— Ну? — спрашивает он, глядя на меня так, словно чего-то ждет.
— Ну что? — спрашиваю я.
— Ну, а где моя половина?
Ты, должно быть, издеваешься надо мной, черт возьми.
— Он у твоего отца, Бо. Если хочешь, иди и забери.
Его челюсть сжимается, когда он пристально смотрит на меня, выглядя так, словно он уже потерял терпение, и мне хочется убежать.
Я ненавижу то, что Бо заставляет меня чувствовать, как будто я уже потерпела неудачу, даже не попытавшись. Как будто я не что иное, как постоянное разочарование, независимо от того, пыталась я вообще произвести на него впечатление или нет.
Затем он хватает меня за руку и отводит в сторону, чтобы мы не мешали пешеходному движению в торговом центре.
— Шарли, ты же знаешь, я не разговариваю со своим отцом. Если ты пошла и взяла у него деньги, то где мои?
— Он отдал мне половину залога, Бо. Это то, что мне причиталось, так что это то, что я взяла. Ты можешь сам отвечать за свою половину.
— Бо… — Элла зовет его с середины широкого прохода, но он просто протягивает ей руку.
— Господи, Шарли! Ты должна была забрать весь чек, чтобы я мог получить свою долю. Ты просто… тьфу!
Примерно на середине этого предложения до меня доходит, что мне больше не нужно стоять рядом и слушать его. Я больше не принадлежу ему и ничем ему не обязана. Поэтому, прежде чем он успевает закончить то, что говорит, я разворачиваюсь и ухожу.
Я не ругаюсь на него и не говорю ему, какой маленькой и глупой он заставляет меня чувствовать себя. Но мне приходится сдерживать слезы, когда я добираюсь до выхода из торгового центра, слыша, как он кричит мне вслед.
Когда я остаюсь одна, мне становится немного легче.

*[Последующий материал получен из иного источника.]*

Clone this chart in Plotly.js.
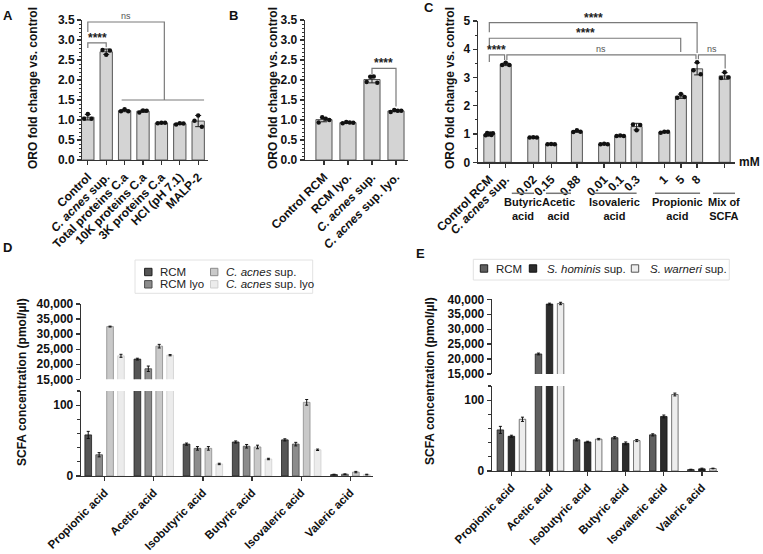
<!DOCTYPE html>
<html>
<head>
<meta charset="utf-8">
<script src="https://cdn.plot.ly/plotly-3.0.1.min.js"></script>
<style>
  html, body { margin: 0; padding: 0; background: #fff; }
  #chart { width: 763px; height: 554px; }
</style>
</head>
<body>
<div id="chart"></div>
<script>
// ---- data ----
const labelsA = ["Control", "<i>C. acnes</i> sup.", "Total proteins C.a", "10K proteins C.a", "3K proteins C.a", "HCl (pH 7.1)", "MALP-2"];
const replicatesA = [
  [1.03, 1.15, 1.03], [2.75, 2.63, 2.74], [1.22, 1.27, 1.22], [1.19, 1.24, 1.23],
  [0.92, 0.93, 0.93], [0.89, 0.92, 0.91], [0.98, 1.11, 0.83]
];

const labelsB = ["Control RCM", "RCM lyo.", "<i>C. acnes</i> sup.", "<i>C. acnes</i> sup. lyo."];
const replicatesB = [
  [0.94, 1.07, 1.03, 1.0], [0.92, 0.95, 0.94, 0.93], [1.95, 2.08, 2.09, 1.93], [1.2, 1.25, 1.23, 1.23]
];

const labelsC = ["Control RCM", "<i>C. acnes</i> sup.", "0.02", "0.15", "0.88", "0.01", "0.1", "0.3", "1", "5", "8", ""];
const replicatesC = [
  [0.96, 1.04, 0.98, 1.02, 0.97, 1.03], [3.44, 3.52, 3.44], [0.88, 0.89, 0.88], [0.64, 0.65, 0.64],
  [1.07, 1.13, 1.08], [0.64, 0.66, 0.64], [0.93, 0.95, 0.93], [1.34, 1.13, 1.32],
  [1.05, 1.08, 1.08], [2.28, 2.42, 2.31], [3.26, 3.54, 3.12], [2.98, 3.19, 3.0]
];
const groupsC = ["Butyric<br>acid", "Acetic<br>acid", "Isovaleric<br>acid", "Propionic<br>acid", "Mix of<br>SCFA"];

const acids = ["Propionic acid", "Acetic acid", "Isobutyric acid", "Butyric acid", "Isovaleric acid", "Valeric acid"];

const seriesD = ["RCM", "RCM lyo", "<i>C. acnes</i> sup.", "<i>C. acnes</i> sup. lyo"];
const rcmD = [58, 21700, 45, 48, 51, 2];
const rcmLyoD = [30, 18500, 39, 42, 45, 2.5];
const acnesSupD = [32500, 26000, 39, 41, 104, 5.5];
const acnesSupLyoD = [22800, 23000, 17, 24, 37, 2];
const rcmDsd = [5, 300, 1.5, 1.5, 1.5, 0.5];
const rcmLyoDsd = [3, 900, 2.5, 2.5, 2.5, 0.5];
const acnesSupDsd = [150, 600, 2.5, 2.5, 4, 1];
const acnesSupLyoDsd = [500, 200, 1, 1, 1, 0.5];

const seriesE = ["RCM", "<i>S. hominis</i> sup.", "<i>S. warneri</i> sup."];
const rcmE = [58, 21700, 44, 47, 51, 2];
const hominisE = [49, 38400, 41, 39, 77, 3];
const warneriE = [73, 38600, 45, 43, 108, 3.5];
const rcmEsd = [5, 300, 1.5, 1.5, 1.5, 0.5];
const hominisEsd = [1.5, 300, 1, 2, 2, 1];
const warneriEsd = [3, 400, 1, 1.5, 2, 0.5];

const ticksOro = [0, 0.5, 1, 1.5, 2, 2.5, 3, 3.5];
const ticksOroC = [0, 1, 2, 3, 4, 5];
const ticksLow = [0, 100];
const ticksHigh = [15000, 20000, 25000, 30000, 35000, 40000];

// ---- layout helpers ----
const W = 763, H = 554;
const FONT = '"Liberation Sans", Arial, sans-serif';
const px = (v) => v / W;
const py = (v) => 1 - v / H;
const domX = (a, b) => [a / W, b / W];
const domY = (top, bottom) => [1 - bottom / H, 1 - top / H];
const bold = (s) => (s ? `<b>${s}</b>` : "");

// slot positions of panel C bars (uneven spacing between acid groups)
const slotsC = [0, 1, 2.68, 3.77, 5.34, 7, 7.98, 8.98, 10.67, 11.68, 12.67, 14.35];
const groupSpanC = [[1.37, 2.73], [3.45, 4.98], [6.3, 8.98], [10.1, 12.85], [13.64, 15.02]];

const mean = (arr) => arr.reduce((s, v) => s + v, 0) / arr.length;
const sd = (arr) => {
  const m = mean(arr);
  return Math.sqrt(arr.reduce((s, v) => s + (v - m) * (v - m), 0) / (arr.length - 1));
};
const spread = (n, w) => (n === 1 ? [0] : Array.from({ length: n }, (_, i) => -w + (2 * w * i) / (n - 1)));

const axisBase = {
  showline: true, linecolor: "#333", linewidth: 1.3,
  ticks: "outside", ticklen: 4, tickwidth: 1.3, tickcolor: "#333",
  showgrid: false, zeroline: false, fixedrange: true,
  tickfont: { family: FONT, size: 12, color: "#111" }
};

function yTicks(vals, fmt) {
  return { tickvals: vals, ticktext: vals.map((v) => bold(fmt(v))) };
}
function xTicks(vals, labels, size) {
  return { tickvals: vals, ticktext: labels.map(bold), tickangle: -45,
    tickfont: { family: FONT, size: size || 12, color: "#111" } };
}

function oroPanel(xName, yName, positions, replicates, barWidth, dotSpread) {
  const bars = {
    type: "bar", x: positions, y: replicates.map(mean), width: barWidth,
    marker: { color: "#d4d4d4", line: { color: "#555", width: 1 } },
    error_y: { type: "data", array: replicates.map(sd), visible: true, color: "#222", thickness: 1, width: 3 },
    xaxis: xName, yaxis: yName, hoverinfo: "skip"
  };
  const dx = [], dy = [];
  replicates.forEach((reps, i) => {
    const offs = spread(reps.length, dotSpread);
    reps.forEach((v, j) => { dx.push(positions[i] + offs[j]); dy.push(v); });
  });
  const dots = {
    type: "scatter", mode: "markers", x: dx, y: dy, cliponaxis: false,
    marker: { color: "#111", size: 4.5 }, xaxis: xName, yaxis: yName, hoverinfo: "skip"
  };
  return [bars, dots];
}

function groupedBars(xName, yNames, means, sds, colors, outlines, step, width) {
  const traces = [];
  const n = means.length;
  yNames.forEach((yName) => {
    means.forEach((vals, k) => {
      traces.push({
        type: "bar", x: acids.map((_, i) => i), y: vals,
        offset: (k - (n - 1) / 2) * step - width / 2, width: width,
        marker: { color: colors[k], line: { color: outlines[k], width: 0.8 } },
        error_y: { type: "data", array: sds[k], visible: true, color: "#111", thickness: 1, width: 1.5 },
        xaxis: xName, yaxis: yName, hoverinfo: "skip"
      });
    });
  });
  return traces;
}

function bracket(xref, yref, b) {
  return {
    type: "path", xref: xref, yref: yref,
    path: `M${b.x0},${b.leg0} L${b.x0},${b.y} L${b.x1},${b.y} L${b.x1},${b.leg1}`,
    line: { color: "#7a7a7a", width: 1.2 }
  };
}

function bracketLabel(xref, yref, b) {
  const stars = b.label !== "ns";
  return {
    xref: xref, yref: yref, x: (b.x0 + b.x1) / 2, y: b.y, xanchor: "center", yanchor: "bottom", showarrow: false,
    text: stars ? bold(b.label) : b.label, yshift: stars ? -4 : -1,
    font: { family: FONT, size: stars ? 12 : 9, color: stars ? "#222" : "#555" }
  };
}

const bracketsA = [
  { x0: 0, x1: 1, y: 2.93, leg0: 2.8, leg1: 2.82, label: "****" },
  { x0: 0, x1: 4.16, y: 3.45, leg0: 3.2, leg1: 1.5, label: "ns" }
];
const bracketsB = [
  { x0: 2, x1: 3, y: 2.29, leg0: 2.13, leg1: 1.34, label: "****" }
];
const bracketsC = [
  { x0: 0, x1: 12.67, y: 4.94, leg0: 4.6, leg1: 3.87, label: "****" },
  { x0: 0, x1: 11.67, y: 4.39, leg0: 4.1, leg1: 3.9, label: "****" },
  { x0: 0, x1: 0.93, y: 3.8, leg0: 3.55, leg1: 3.62, label: "****" },
  { x0: 1.07, x1: 12.6, y: 3.8, leg0: 3.62, leg1: 3.65, label: "ns" },
  { x0: 12.75, x1: 14.38, y: 3.8, leg0: 3.65, leg1: 3.32, label: "ns" }
];

const colorsD = ["#555555", "#8c8c8c", "#c9c9c9", "#ececec"];
const outlinesD = ["#1e1e1e", "#4a4a4a", "#8a8a8a", "#cfcfcf"];
const colorsE = ["#606060", "#2c2c2c", "#ededed"];
const outlinesE = ["#1e1e1e", "#111111", "#555555"];

const idxA = labelsA.map((_, i) => i);
const idxB = labelsB.map((_, i) => i);
const idxAcid = acids.map((_, i) => i);

const traces = [
  ...oroPanel("x", "y", idxA, replicatesA, 0.67, 0.2),
  ...oroPanel("x2", "y2", idxB, replicatesB, 0.67, 0.22),
  ...oroPanel("x3", "y3", slotsC, replicatesC, 0.67, 0.22),
  ...groupedBars("x4", ["y4", "y5"], [rcmD, rcmLyoD, acnesSupD, acnesSupLyoD],
    [rcmDsd, rcmLyoDsd, acnesSupDsd, acnesSupLyoDsd], colorsD, outlinesD, 0.222, 0.136),
  ...groupedBars("x5", ["y6", "y7"], [rcmE, hominisE, warneriE],
    [rcmEsd, hominisEsd, warneriEsd], colorsE, outlinesE, 0.29, 0.17)
];

const minorOro = { ticks: "outside", ticklen: 2, tickwidth: 1, tickcolor: "#333", dtick: 0.1 };
const minorLow = { ticks: "outside", ticklen: 3, tickwidth: 1.2, tickcolor: "#333", dtick: 20 };
const fmt1 = (v) => v.toFixed(1);
const fmtInt = (v) => String(v);
const fmtComma = (v) => v.toLocaleString("en-US");

const layout = {
  width: W, height: H, margin: { l: 0, r: 0, t: 0, b: 0 },
  paper_bgcolor: "#fff", plot_bgcolor: "rgba(0,0,0,0)",
  showlegend: false, barmode: "overlay",
  font: { family: FONT, size: 12, color: "#111" },
  // A
  xaxis: { ...axisBase, domain: domX(82.3, 208.3), range: [-0.3, 6.55], anchor: "y", ...xTicks(idxA, labelsA) },
  yaxis: { ...axisBase, domain: domY(20, 160), range: [0, 3.5], anchor: "x", ...yTicks(ticksOro, fmt1), minor: minorOro },
  // B
  xaxis2: { ...axisBase, domain: domX(305, 408), range: [-0.79, 3.5], anchor: "y2", ...xTicks(idxB, labelsB) },
  yaxis2: { ...axisBase, domain: domY(20, 160), range: [0, 3.5], anchor: "x2", ...yTicks(ticksOro, fmt1), minor: minorOro },
  // C
  xaxis3: { ...axisBase, domain: domX(478, 735), range: [-0.69, 14.98], anchor: "y3", ...xTicks(slotsC, labelsC) },
  yaxis3: { ...axisBase, domain: domY(21, 162.3), range: [0, 5], anchor: "x3", ...yTicks(ticksOroC, fmtInt),
    minor: { ticks: "outside", ticklen: 2, tickwidth: 1, tickcolor: "#333", dtick: 0.5 } },
  // D
  xaxis4: { ...axisBase, domain: domX(81, 373), range: [-0.48, 5.46], anchor: "y4", ...xTicks(idxAcid, acids, 11.5) },
  yaxis4: { ...axisBase, domain: domY(391, 476), range: [0, 120], anchor: "x4", ...yTicks(ticksLow, fmtInt), minor: minorLow },
  yaxis5: { ...axisBase, domain: domY(304, 379.3), range: [15000, 40000], anchor: "x4", ...yTicks(ticksHigh, fmtComma) },
  // E
  xaxis5: { ...axisBase, domain: domX(492, 718.3), range: [-0.51, 5.43], anchor: "y6", ...xTicks(idxAcid, acids, 11.5) },
  yaxis6: { ...axisBase, domain: domY(386, 471), range: [0, 120], anchor: "x5", ...yTicks(ticksLow, fmtInt), minor: minorLow },
  yaxis7: { ...axisBase, domain: domY(299.3, 374), range: [15000, 40000], anchor: "x5", ...yTicks(ticksHigh, fmtComma) },
  shapes: [],
  annotations: []
};

// significance brackets
bracketsA.forEach((b) => { layout.shapes.push(bracket("x", "y", b)); layout.annotations.push(bracketLabel("x", "y", b)); });
bracketsB.forEach((b) => { layout.shapes.push(bracket("x2", "y2", b)); layout.annotations.push(bracketLabel("x2", "y2", b)); });
bracketsC.forEach((b) => { layout.shapes.push(bracket("x3", "y3", b)); layout.annotations.push(bracketLabel("x3", "y3", b)); });
layout.shapes.push({ type: "line", xref: "x", yref: "y", x0: 1.84, x1: 6.32, y0: 1.5, y1: 1.5, line: { color: "#7a7a7a", width: 1.2 } });

// panel C acid group underlines and names
groupsC.forEach((name, i) => {
  const [a, b] = groupSpanC[i];
  layout.shapes.push({ type: "line", xref: "x3", yref: "paper", x0: a, x1: b, y0: py(193.3), y1: py(193.3),
    line: { color: "#777", width: 1.5 } });
  layout.annotations.push({ xref: "x3", yref: "paper", x: (a + b) / 2, y: py(208.5), xanchor: "center", yanchor: "middle",
    showarrow: false, text: bold(name), font: { family: FONT, size: 11, color: "#111" } });
});

function label(x, y, text, size, extra) {
  return Object.assign({ xref: "paper", yref: "paper", x: px(x), y: py(y), xanchor: "center", yanchor: "middle",
    showarrow: false, text: text, font: { family: FONT, size: size, color: "#111" } }, extra || {});
}
layout.annotations.push(label(749, 162, bold("mM"), 12));

// axis titles and panel letters
layout.annotations.push(
  label(33, 88, bold("ORO fold change vs. control"), 12, { textangle: -90 }),
  label(273, 88, bold("ORO fold change vs. control"), 12, { textangle: -90 }),
  label(450, 88, bold("ORO fold change vs. control"), 12, { textangle: -90 }),
  label(22, 382, bold("SCFA concentration (pmol/µl)"), 12, { textangle: -90 }),
  label(430, 381, bold("SCFA concentration (pmol/µl)"), 12, { textangle: -90 })
);
[["A", 8, 15], ["B", 233, 15], ["C", 429, 8], ["D", 7, 248], ["E", 420, 253]].forEach(([t, x, y]) => {
  layout.annotations.push(label(x, y, bold(t), 13));
});

// legends drawn as swatches + labels
function legendBox(box, items) {
  layout.shapes.push({ type: "rect", xref: "paper", yref: "paper", x0: px(box[0]), x1: px(box[1]), y0: py(box[3]), y1: py(box[2]),
    line: { color: "#e2e2e2", width: 1 }, fillcolor: "rgba(0,0,0,0)" });
  items.forEach((it) => {
    layout.shapes.push({ type: "rect", xref: "paper", yref: "paper",
      x0: px(it.sx - 3.7), x1: px(it.sx + 3.7), y0: py(it.sy + 3.7), y1: py(it.sy - 3.7),
      fillcolor: it.color, line: { color: it.outline, width: 1 } });
    layout.annotations.push(label(it.tx, it.sy, it.name, 11.5, { xanchor: "left", font: { family: FONT, size: 11.5, color: "#222" } }));
  });
}
legendBox([135, 312.7, 260, 293.3], seriesD.map((name, k) => ({
  name: name, color: colorsD[k], outline: outlinesD[k],
  sx: k < 2 ? 148.3 : 214.2, sy: k % 2 === 0 ? 272 : 284.3, tx: k < 2 ? 158 : 224
})));
legendBox([473.3, 729.3, 259.3, 280], seriesE.map((name, k) => ({
  name: name, color: colorsE[k], outline: outlinesE[k],
  sx: [484, 533, 635][k], sy: 268.5, tx: [494, 544.5, 647.5][k]
})));

Plotly.newPlot("chart", traces, layout, { displayModeBar: false, staticPlot: true });
</script>
</body>
</html>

Однако его голос все еще звучит в моей голове, постоянно напоминая мне, какая я неудачница.
ПРАВИЛО № 7: НЕ ПЯЛЬСЯ СЛИШКОМ ДОЛГО НА ДЕКОЛЬТЕ СВОЕЙ НОВОЙ СЕКРЕТАРШИ
Эмерсон
Я был готов к тому, что Шарлотта появится у меня дома в тех же черных ботинках, в которых я видел ее уже дважды.

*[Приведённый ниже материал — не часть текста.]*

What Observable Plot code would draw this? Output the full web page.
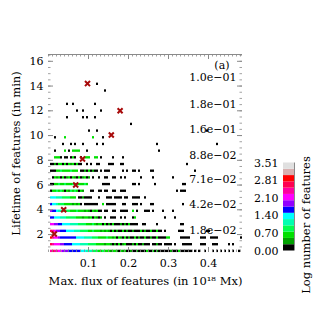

Я был готов к тому, что она будет неуклюжей и нервной.
Я даже был готов к тому, что она опоздает.
К чему я не был готов, так это к тому, что она появилась на пять минут раньше в почти прозрачной блузке и черной юбке-карандаш, от вида которой у меня зачесались руки.

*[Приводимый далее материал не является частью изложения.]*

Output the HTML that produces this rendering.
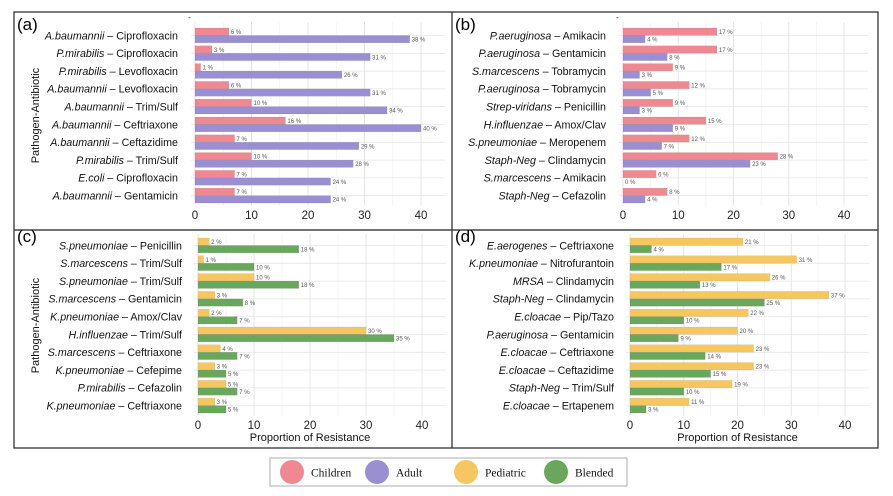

Крайне неуместно так смотреть на свою секретаршу и бывшую девушку сына, я знаю, но в свою защиту скажу, что я не привык иметь в своем офисе плутовскую сотрудницу.
Желание увидеть ее стоящей на коленях в этом наряде чертовски болезненно.
— Доброе утро, — говорит она, входя в мой дом в 8:55 утра.
Мой взгляд останавливается на ее темно-красной помаде.
Она что, пытается подшутить надо мной?
— Доброе утро, — ворчу я.
Ее каблуки цокают по мраморному полу, когда она следует за мной в дом.
Указывая на шкаф в прихожей, я показываю ей, куда положить вещи.
— Куртка?
— О, — заикаясь, произносит она, начиная сбрасывать тяжелое шерстяное пальто.
Положив руку ей на плечо, я останавливаю ее и мягко заставляю повернуться.
Когда она поворачивается ко мне спиной, я снимаю пальто с ее крошечного тельца, позволяя своему взгляду задержаться на мягких волосках, касающихся ее шеи сзади.
После того, как я вешаю ее куртку на вешалку, она оборачивается, и мой взгляд сразу же опускается вниз, останавливаясь на ее груди.
Я был неправ. Рубашка почти не прозрачная… Она полностью прозрачная, а под ней черный кружевной лифчик. Что случилось с девушкой, катавшейся на роликовых коньках, или с той, что была одета во все черное на днях?
Это похоже на засаду, к которой я не был готов.
— Кофе? — Спрашиваю я, потому что мой разум, кажется, зациклился на неубедительных фразах из одного слова.
— Нет, спасибо.
— Тогда заходи, — отвечаю я, слегка кладя руку ей на поясницу, а другой указывая в сторону моего кабинета.